L Opens Friday, Sept. 24, at the Elision Playhouse in Crystal: Classical Actors Ensemble: “Hamlet.” CAE is the only Twin Cities theater company exclusively dedicated to English Renaissance drama. But they’ve never done “Hamlet” until now. In the words of Joseph Papke, producing artistic director, “It’s an apt time for this production: like us, the characters are also living in a time of uncertainty and anxiety while actively adapting to a new ‘normal.’” CAE will give its production a contemporary setting, perhaps to underscore the similarities between then and now? Jacob Hooper will play the conflicted young prince (“To be, or not to be?”). 7:30 p.m. FMI and tickets ($18-42). Through Oct. 17.

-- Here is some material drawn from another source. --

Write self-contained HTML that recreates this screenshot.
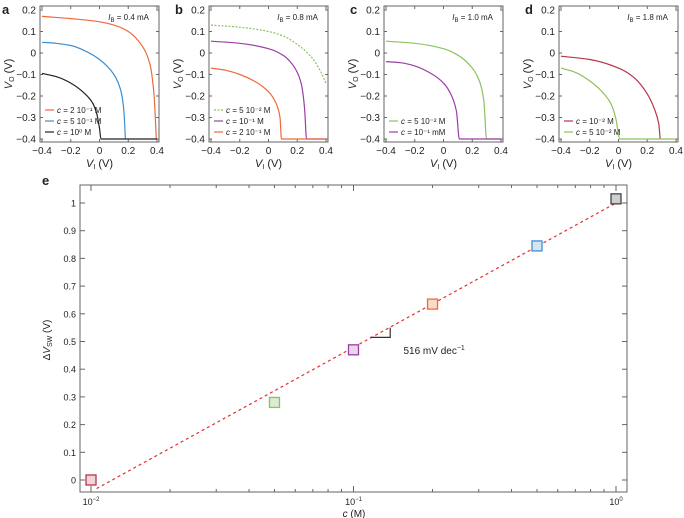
<!DOCTYPE html>
<html><head><meta charset="utf-8"><style>
body{margin:0;background:#fff;}
svg{display:block;font-family:"Liberation Sans",Arial,sans-serif;}
</style></head><body>
<svg id="fig" width="684" height="518" viewBox="0 0 684 518"></svg>
<script>
const NS="http://www.w3.org/2000/svg";
const svg=document.getElementById('fig');
// ---------- data: panels a-d ----------
const panelLetters=["a","b","c","d"];
const panelIb=["0.4","0.8","1.0","1.8"];
const xTicks=[-0.4,-0.2,0,0.2,0.4];
const xTickLabels=["\u22120.4","\u22120.2","0","0.2","0.4"];
const yTicks=[0.2,0.1,0,-0.1,-0.2,-0.3,-0.4];
const yTickLabels=["0.2","0.1","0","\u22120.1","\u22120.2","\u22120.3","\u22120.4"];
const aOrangeX=[-0.4,-0.2,0,0.1,0.2,0.3,0.35,0.38,0.395];
const aOrangeY=[0.17,0.16,0.145,0.13,0.10,0.03,-0.05,-0.2,-0.4];
const aBlueX=[-0.4,-0.3,-0.2,-0.1,0,0.1,0.15,0.17,0.18];
const aBlueY=[0.05,0.045,0.035,0.01,-0.03,-0.1,-0.18,-0.27,-0.4];
const aBlackX=[-0.4,-0.3,-0.2,-0.1,-0.05,-0.02,0,0.01,0.4];
const aBlackY=[-0.095,-0.11,-0.14,-0.19,-0.23,-0.28,-0.35,-0.4,-0.4];
const bGreenX=[-0.4,-0.2,0,0.1,0.2,0.3,0.35,0.4];
const bGreenY=[0.13,0.12,0.1,0.08,0.04,-0.02,-0.07,-0.14];
const bPurpleX=[-0.4,-0.2,0,0.1,0.15,0.2,0.23,0.25,0.265,0.4];
const bPurpleY=[0.055,0.045,0.02,-0.01,-0.04,-0.09,-0.15,-0.25,-0.4,-0.4];
const bOrangeX=[-0.4,-0.3,-0.2,-0.1,0,0.05,0.08,0.09,0.4];
const bOrangeY=[-0.07,-0.08,-0.1,-0.13,-0.18,-0.23,-0.3,-0.4,-0.4];
const cGreenX=[-0.4,-0.2,0,0.1,0.2,0.25,0.28,0.3,0.4];
const cGreenY=[0.055,0.045,0.02,-0.01,-0.07,-0.13,-0.22,-0.4,-0.4];
const cPurpleX=[-0.4,-0.3,-0.2,-0.1,0,0.05,0.09,0.11,0.4];
const cPurpleY=[-0.04,-0.045,-0.06,-0.09,-0.14,-0.19,-0.27,-0.4,-0.4];
const dRedX=[-0.4,-0.2,0,0.1,0.2,0.25,0.28,0.29];
const dRedY=[-0.015,-0.03,-0.07,-0.11,-0.19,-0.26,-0.33,-0.4];
const dGreenX=[-0.4,-0.3,-0.2,-0.1,-0.05,-0.02,0.01,0.4];
const dGreenY=[-0.07,-0.09,-0.13,-0.19,-0.24,-0.3,-0.4,-0.4];
// ---------- data: panel e ----------
const eConc=[0.01,0.05,0.1,0.2,0.5,1];
const eDV=[0,0.28,0.47,0.635,0.845,1.015];
const eYTicks=[0,0.1,0.2,0.3,0.4,0.5,0.6,0.7,0.8,0.9,1];
const eYTickLabels=["0","0.1","0.2","0.3","0.4","0.5","0.6","0.7","0.8","0.9","1"];
const eFitC=[0.0105,1];
const eFitV=[-0.031,1.0];

const ORANGE="#ec6a3f",BLUE="#3d8fd1",BLACK="#222",GREEN="#8cc25e",PURPLE="#9b3ea7",RED="#b8344c";
const panels=[
 {series:[[aOrangeX,aOrangeY,ORANGE,"c = 2 10\u207B\u00B9 M",false],[aBlueX,aBlueY,BLUE,"c = 5 10\u207B\u00B9 M",false],[aBlackX,aBlackY,BLACK,"c = 10\u2070 M",false]]},
 {series:[[bGreenX,bGreenY,GREEN,"c = 5 10\u207B\u00B2 M",true],[bPurpleX,bPurpleY,PURPLE,"c = 10\u207B\u00B9 M",false],[bOrangeX,bOrangeY,ORANGE,"c = 2 10\u207B\u00B9 M",false]]},
 {series:[[cGreenX,cGreenY,GREEN,"c = 5 10\u207B\u00B2 M",false],[cPurpleX,cPurpleY,PURPLE,"c = 10\u207B\u00B9  mM",false]]},
 {series:[[dRedX,dRedY,RED,"c = 10\u207B\u00B2 M",false],[dGreenX,dGreenY,GREEN,"c = 5 10\u207B\u00B2 M",false]]}
];
const lefts=[40,209,384,559];
function mk(tag,attrs,parent){const e=document.createElementNS(NS,tag);for(const k in attrs)e.setAttribute(k,attrs[k]);(parent||svg).appendChild(e);return e;}
function txt(s,x,y,size,anchor,parent,extra){const t=mk('text',Object.assign({x:x,y:y,'font-size':size,'text-anchor':anchor||'middle',fill:'#222'},extra||{}),parent);t.textContent=s;return t;}
// monotone cubic path through pixel points
function monoPath(P){
  const n=P.length;if(n<3){return 'M'+P.map(p=>p[0].toFixed(1)+','+p[1].toFixed(1)).join('L');}
  const dx=[],s=[];for(let i=0;i<n-1;i++){dx[i]=P[i+1][0]-P[i][0];s[i]=(P[i+1][1]-P[i][1])/dx[i];}
  const m=[s[0]];for(let i=1;i<n-1;i++){m[i]=(s[i-1]*s[i]<=0)?0:(dx[i-1]+dx[i])/((dx[i-1]/s[i-1])+(dx[i]/s[i]))*1;
    // harmonic-ish weighted
    const w1=2*dx[i]+dx[i-1],w2=dx[i]+2*dx[i-1];if(s[i-1]*s[i]>0)m[i]=(w1+w2)/(w1/s[i-1]+w2/s[i]);}
  m[n-1]=s[n-2];
  let d='M'+P[0][0].toFixed(1)+','+P[0][1].toFixed(1);
  for(let i=0;i<n-1;i++){const h=dx[i]/3;
    d+='C'+(P[i][0]+h).toFixed(1)+','+(P[i][1]+m[i]*h).toFixed(1)+' '+(P[i+1][0]-h).toFixed(1)+','+(P[i+1][1]-m[i+1]*h).toFixed(1)+' '+P[i+1][0].toFixed(1)+','+P[i+1][1].toFixed(1);}
  return d;
}

panels.forEach((p,i)=>{
  const L=lefts[i],R=L+119,T=6,B=142;
  const g=mk('g',{});
  
  
  const xs=v=>L+2+(v+0.4)/0.8*(R-L-4);
  const ys=v=>10+(0.2-v)/0.6*(139-10);
  const lt=txt(panelLetters[i],L-38+(i==0?0:4),14,13,'start',g,{'font-weight':'bold'});
  
  const box=mk('rect',{x:L,y:T,width:R-L,height:B-T,fill:'none',stroke:'#666','stroke-width':1},g);
  
  xTicks.forEach((v,k)=>{const x=xs(v);mk('line',{x1:x,x2:x,y1:B,y2:B-3,stroke:'#666'},g);mk('line',{x1:x,x2:x,y1:T,y2:T+3,stroke:'#666'},g);
    const t=txt(xTickLabels[k],x,154,10,'middle',g);});
  yTicks.forEach((v,k)=>{const y=ys(v);mk('line',{x1:L,x2:L+3,y1:y,y2:y,stroke:'#666'},g);mk('line',{x1:R,x2:R-3,y1:y,y2:y,stroke:'#666'},g);
    const t=txt(yTickLabels[k],L-4,y+3.5,10,'end',g);});
  const xl=txt('',(L+R)/2,167,11,'middle',g);xl.innerHTML='<tspan font-style="italic">V</tspan><tspan font-size="7" dy="2">I</tspan><tspan dy="-2"> (V)</tspan>';
  
  const yl=txt('',0,0,11,'middle',g,{transform:`translate(${L-28},74) rotate(-90)`});yl.innerHTML='<tspan font-style="italic">V</tspan><tspan font-size="7" dy="2">O</tspan><tspan dy="-2"> (V)</tspan>';
  
  const ib=txt('',R-10,20,8,'end',g);ib.innerHTML='<tspan font-style="italic">I</tspan><tspan font-size="6" dy="2">B</tspan><tspan dy="-2"> = '+panelIb[i]+' mA</tspan>';
  
  p.series.forEach((s,k)=>{
    const [X,Y,col,lab,dash]=s;
    const P=X.map((x,j)=>[xs(x),ys(Y[j])]);
    const path=mk('path',{d:monoPath(P),fill:'none',stroke:col,'stroke-width':1.2},g);
    if(dash)path.setAttribute('stroke-dasharray','2,1.5');
    
    const n=p.series.length, ly=B-7-(n-1-k)*11;
    const ll=mk('line',{x1:L+5,x2:L+14,y1:ly-3,y2:ly-3,stroke:col,'stroke-width':1.2},g);
    if(dash)ll.setAttribute('stroke-dasharray','2,1.5');
    
    const lt2=txt('',L+17,ly,8,'start',g);
    lt2.innerHTML='<tspan font-style="italic">c</tspan>'+lab.slice(1);
    
  });
});

// ---------- panel e ----------
(function(){
  const L=80,R=627,T=185,B=492;
  const g=mk('g',{});
  
  
  const xs=c=>91+(Math.log10(c)+2)*262.5;
  const ys=v=>480-v*277;
  const le=txt('e',42,185,13,'start',g,{'font-weight':'bold'});
  
  const box=mk('rect',{x:L,y:T,width:R-L,height:B-T,fill:'none',stroke:'#666','stroke-width':1},g);
  
  eYTicks.forEach((v,k)=>{const y=ys(v);mk('line',{x1:L,x2:L+5,y1:y,y2:y,stroke:'#666'},g);mk('line',{x1:R,x2:R-5,y1:y,y2:y,stroke:'#666'},g);
    const t=txt(eYTickLabels[k],L-4,y+3.5,9,'end',g);});
  [-2,-1,0].forEach(e=>{
    for(let m=1;m<10;m++){const c=m*Math.pow(10,e);if(c>1.05)break;const x=xs(c);const len=m==1?6:3;
      mk('line',{x1:x,x2:x,y1:B,y2:B-len,stroke:'#666'},g);mk('line',{x1:x,x2:x,y1:T,y2:T+len,stroke:'#666'},g);}
    const t=txt('',xs(Math.pow(10,e)),505,9,'middle',g);t.innerHTML='10<tspan font-size="6" dy="-4">\u2212'+(-e)+'</tspan>';
    if(e==0)t.innerHTML='10<tspan font-size="6" dy="-4">0</tspan>';
    
  });
  const xl=txt('',354,517,10,'middle',g);xl.innerHTML='<tspan font-style="italic">c</tspan> (M)';
  
  const yl=txt('',0,0,10,'middle',g,{transform:'translate(50,340) rotate(-90)'});
  yl.innerHTML='\u0394<tspan font-style="italic">V</tspan><tspan font-size="7" dy="2">SW</tspan><tspan dy="-2"> (V)</tspan>';
  
  const fit=mk('line',{x1:xs(eFitC[0]),y1:ys(eFitV[0]),x2:xs(eFitC[1]),y2:ys(eFitV[1]),stroke:'#e53030','stroke-width':1.2,'stroke-dasharray':'3,3'},g);
  
  const cols=[RED,GREEN,PURPLE,ORANGE,BLUE,'#444'];
  const fills=['#f0d4d8','#dcecd0','#ead6ec','#f9dcc8','#d4e4f2','#cfcfcf'];
  eConc.forEach((c,i)=>{const x=xs(c),y=ys(eDV[i]);
    const r=mk('rect',{x:x-5,y:y-5,width:10,height:10,fill:fills[i],stroke:cols[i],'stroke-width':1.3},g);
    });
  const tri=mk('path',{d:`M${xs(0.116)},${ys(0.515)}L${xs(0.138)},${ys(0.515)}L${xs(0.138)},${ys(0.55)}`,fill:'none',stroke:'#333','stroke-width':1.2},g);
  
  const st=txt('',xs(0.155),ys(0.455),10,'start',g);st.innerHTML='516 mV dec<tspan font-size="7" dy="-4">\u22121</tspan>';
  
})();
</script>
</body></html>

Do something out of the ordinary (way out)

L Friday, Sept. 24, at Finnegans Brew Co.: Danger Boat Comedy Presents Live Improv Comedy Meat Raffle. Danger Boat is the company behind The Theater of Public Policy (T2P2), and all proceeds will benefit Firefighters for Healing, a super worthy cause. This event is free to attend, raffle tickets are $2-3 and there will be beer. The live, unscripted short-form comedy may or may not include chicken jokes. Prime meat selections will range in value from $25-50, with multiple chances to win. Firefighters for Healing is a local nonprofit that supports burn survivor patients and helps firefighters and first responders whose lives are changed by a medical diagnosis or line-of-duty injury. 7-9 p.m. No tickets or registration necessary. Can’t make it to this one? Life has given you two more chances: Friday, Oct. 8, and Friday, Oct. 22. 817 S. 5th Ave., Minneapolis.